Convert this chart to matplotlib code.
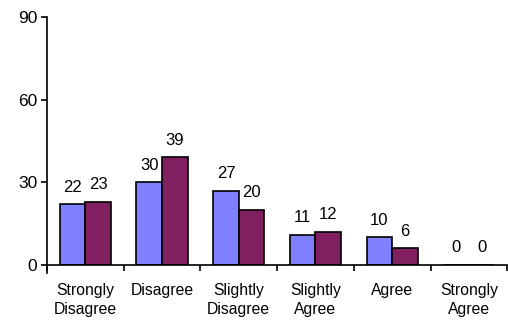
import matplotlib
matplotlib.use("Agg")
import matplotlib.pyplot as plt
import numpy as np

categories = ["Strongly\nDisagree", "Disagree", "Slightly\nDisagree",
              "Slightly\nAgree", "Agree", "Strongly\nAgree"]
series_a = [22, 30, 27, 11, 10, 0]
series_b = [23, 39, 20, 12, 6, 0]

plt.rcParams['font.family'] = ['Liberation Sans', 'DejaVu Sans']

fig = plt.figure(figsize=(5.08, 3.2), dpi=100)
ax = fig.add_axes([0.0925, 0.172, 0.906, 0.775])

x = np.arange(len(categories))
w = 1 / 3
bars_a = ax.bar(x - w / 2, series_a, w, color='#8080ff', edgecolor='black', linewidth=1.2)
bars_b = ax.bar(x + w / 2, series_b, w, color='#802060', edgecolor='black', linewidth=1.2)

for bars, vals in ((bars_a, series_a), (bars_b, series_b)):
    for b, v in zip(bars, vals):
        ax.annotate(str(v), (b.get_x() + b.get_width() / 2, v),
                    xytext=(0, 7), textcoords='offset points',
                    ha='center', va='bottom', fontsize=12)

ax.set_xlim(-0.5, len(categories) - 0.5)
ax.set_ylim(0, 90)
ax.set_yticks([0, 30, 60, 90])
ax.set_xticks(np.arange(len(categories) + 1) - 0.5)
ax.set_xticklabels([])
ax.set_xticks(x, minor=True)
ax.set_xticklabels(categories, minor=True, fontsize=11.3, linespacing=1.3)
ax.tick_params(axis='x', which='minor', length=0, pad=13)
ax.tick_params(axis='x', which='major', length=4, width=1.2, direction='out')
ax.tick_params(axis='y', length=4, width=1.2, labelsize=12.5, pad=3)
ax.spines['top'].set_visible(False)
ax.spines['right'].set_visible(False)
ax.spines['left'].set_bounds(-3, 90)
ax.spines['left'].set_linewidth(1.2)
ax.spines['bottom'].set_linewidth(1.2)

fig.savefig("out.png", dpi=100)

----

What the task asks: Copy each line above that contains the word "matplotlib".

Answer to this task:
Convert this chart to matplotlib code.
import matplotlib
matplotlib.use("Agg")
import matplotlib.pyplot as plt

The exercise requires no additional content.